(Exercise brief) Exactly as written, retype the listing below, omitting the pictures.

(Recorded data)
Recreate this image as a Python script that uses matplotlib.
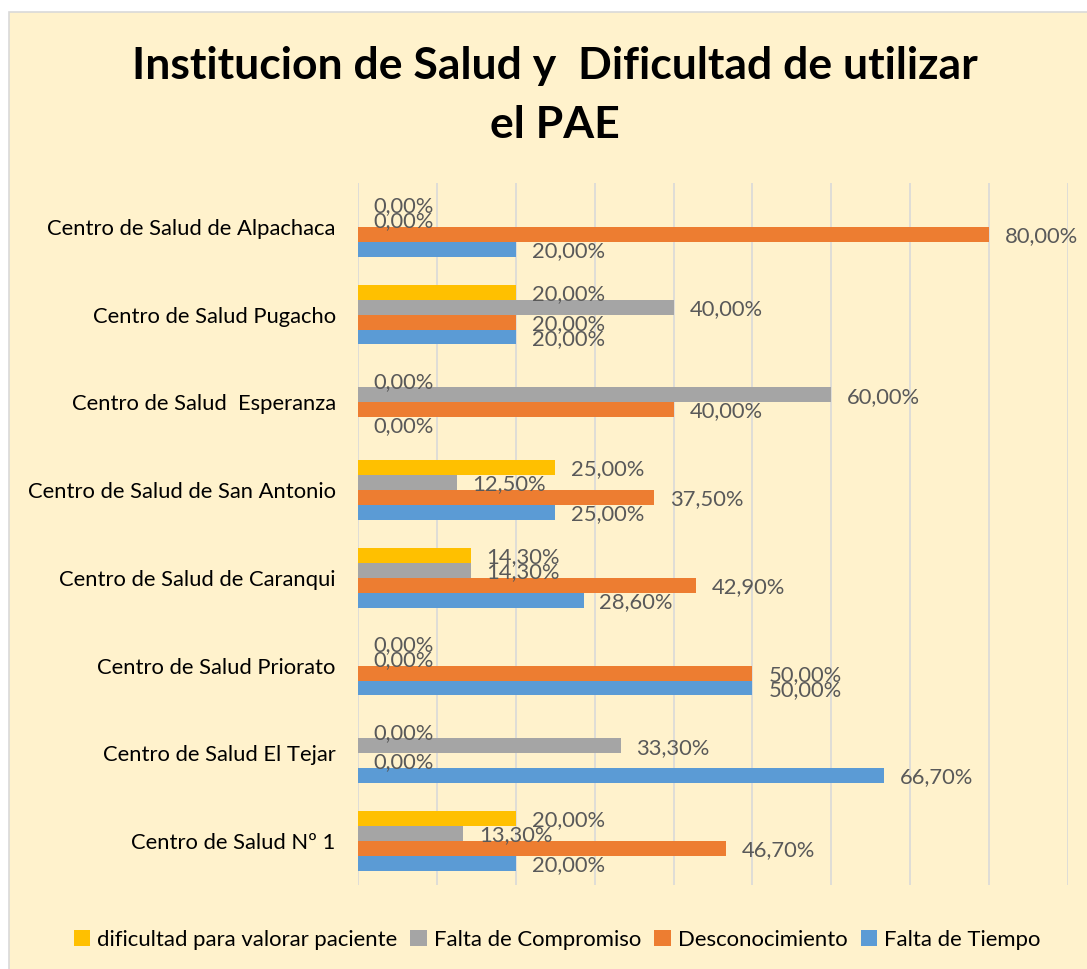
import matplotlib.pyplot as plt
from matplotlib.patches import Rectangle
import numpy as np

# data (percent)
centros = ["Centro de Salud Nº 1", "Centro de Salud El Tejar", "Centro de Salud Priorato",
           "Centro de Salud de Caranqui", "Centro de Salud de San Antonio",
           "Centro de Salud  Esperanza", "Centro de Salud Pugacho", "Centro de Salud de Alpachaca"]
falta_tiempo = [20.0, 66.7, 50.0, 28.6, 25.0, 0.0, 20.0, 20.0]
desconocimiento = [46.7, 0.0, 50.0, 42.9, 37.5, 40.0, 20.0, 80.0]
falta_compromiso = [13.3, 33.3, 0.0, 14.3, 12.5, 60.0, 40.0, 0.0]
dificultad = [20.0, 0.0, 0.0, 14.3, 25.0, 0.0, 20.0, 0.0]

series = [
    ("Falta de Tiempo", falta_tiempo, "#5B9BD5"),
    ("Desconocimiento", desconocimiento, "#ED7D31"),
    ("Falta de Compromiso", falta_compromiso, "#A5A5A5"),
    ("dificultad para valorar paciente", dificultad, "#FFC000"),
]

plt.rcParams['font.family'] = ['Lato', 'DejaVu Sans']

W, H = 1087, 969
fig = plt.figure(figsize=(W / 100, H / 100), dpi=100)
fig.patch.set_facecolor("white")
# chart area with thin grey border, kept behind the axes
fig.patches.append(Rectangle((9 / W, -0.01), 1.1, 1 - 12 / H + 0.01, transform=fig.transFigure,
                             facecolor="#FFF2CC", edgecolor="#D9D9D9", linewidth=1.2, zorder=-10))

ax = fig.add_axes([358 / W, 1 - 885 / H, (1068 - 358) / W, (885 - 183) / H])
ax.set_facecolor("none")

y = np.arange(len(centros))
h = 0.17
bars = []
for k, (name, vals, col) in enumerate(series):
    pos = y + (k - 1.5) * h
    b = ax.barh(pos, vals, height=h, color=col, label=name, zorder=2)
    bars.append(b)
    for yy, v in zip(pos, vals):
        ax.text(v + 2.0, yy - 0.02, f"{v:.2f}%".replace(".", ","), va="center", ha="left",
                fontsize=15.8, color="#595959", zorder=3)

ax.set_xlim(0, 90)
ax.set_ylim(-0.5, len(centros) - 0.5)
ax.set_xticks(np.arange(0, 91, 10))
ax.set_xticklabels([])
ax.tick_params(axis="x", length=0)
ax.tick_params(axis="y", length=0, pad=16)
ax.set_yticks(y)
ax.set_yticklabels(centros, fontsize=15.8, color="black")
ax.grid(axis="x", color="#D9D9D9", linewidth=1.2, zorder=0)
for s in ax.spines.values():
    s.set_visible(False)

fig.text(555 / W, 1 - 66 / H, "Institucion de Salud y  Dificultad de utilizar",
         ha="center", va="center", fontsize=32, fontweight="bold")
fig.text(555 / W, 1 - 125 / H, "el PAE", ha="center", va="center", fontsize=32, fontweight="bold")

handles = [bars[3], bars[2], bars[1], bars[0]]
fig.legend(handles, [h_.get_label() for h_ in handles], loc="center", bbox_to_anchor=(557 / W, 1 - 940 / H),
           ncol=4, frameon=False, fontsize=15.9, handlelength=0.75, handleheight=0.75,
           handletextpad=0.3, columnspacing=0.6)

fig.savefig("out.png", dpi=100)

(Reply)
Recreate this image as a Python script that uses matplotlib.
import matplotlib.pyplot as plt
from matplotlib.patches import Rectangle
import numpy as np

# data (percent)
centros = ["Centro de Salud Nº 1", "Centro de Salud El Tejar", "Centro de Salud Priorato",
           "Centro de Salud de Caranqui", "Centro de Salud de San Antonio",
           "Centro de Salud  Esperanza", "Centro de Salud Pugacho", "Centro de Salud de Alpachaca"]
falta_tiempo = [20.0, 66.7, 50.0, 28.6, 25.0, 0.0, 20.0, 20.0]
desconocimiento = [46.7, 0.0, 50.0, 42.9, 37.5, 40.0, 20.0, 80.0]
falta_compromiso = [13.3, 33.3, 0.0, 14.3, 12.5, 60.0, 40.0, 0.0]
dificultad = [20.0, 0.0, 0.0, 14.3, 25.0, 0.0, 20.0, 0.0]

series = [
    ("Falta de Tiempo", falta_tiempo, "#5B9BD5"),
    ("Desconocimiento", desconocimiento, "#ED7D31"),
    ("Falta de Compromiso", falta_compromiso, "#A5A5A5"),
    ("dificultad para valorar paciente", dificultad, "#FFC000"),
]

plt.rcParams['font.family'] = ['Lato', 'DejaVu Sans']

W, H = 1087, 969
fig = plt.figure(figsize=(W / 100, H / 100), dpi=100)
fig.patch.set_facecolor("white")
# chart area with thin grey border, kept behind the axes
fig.patches.append(Rectangle((9 / W, -0.01), 1.1, 1 - 12 / H + 0.01, transform=fig.transFigure,
                             facecolor="#FFF2CC", edgecolor="#D9D9D9", linewidth=1.2, zorder=-10))

ax = fig.add_axes([358 / W, 1 - 885 / H, (1068 - 358) / W, (885 - 183) / H])
ax.set_facecolor("none")

y = np.arange(len(centros))
h = 0.17
bars = []
for k, (name, vals, col) in enumerate(series):
    pos = y + (k - 1.5) * h
    b = ax.barh(pos, vals, height=h, color=col, label=name, zorder=2)
    bars.append(b)
    for yy, v in zip(pos, vals):
        ax.text(v + 2.0, yy - 0.02, f"{v:.2f}%".replace(".", ","), va="center", ha="left",
                fontsize=15.8, color="#595959", zorder=3)

ax.set_xlim(0, 90)
ax.set_ylim(-0.5, len(centros) - 0.5)
ax.set_xticks(np.arange(0, 91, 10))
ax.set_xticklabels([])
ax.tick_params(axis="x", length=0)
ax.tick_params(axis="y", length=0, pad=16)
ax.set_yticks(y)
ax.set_yticklabels(centros, fontsize=15.8, color="black")
ax.grid(axis="x", color="#D9D9D9", linewidth=1.2, zorder=0)
for s in ax.spines.values():
    s.set_visible(False)

fig.text(555 / W, 1 - 66 / H, "Institucion de Salud y  Dificultad de utilizar",
         ha="center", va="center", fontsize=32, fontweight="bold")
fig.text(555 / W, 1 - 125 / H, "el PAE", ha="center", va="center", fontsize=32, fontweight="bold")

handles = [bars[3], bars[2], bars[1], bars[0]]
fig.legend(handles, [h_.get_label() for h_ in handles], loc="center", bbox_to_anchor=(557 / W, 1 - 940 / H),
           ncol=4, frameon=False, fontsize=15.9, handlelength=0.75, handleheight=0.75,
           handletextpad=0.3, columnspacing=0.6)

fig.savefig("out.png", dpi=100)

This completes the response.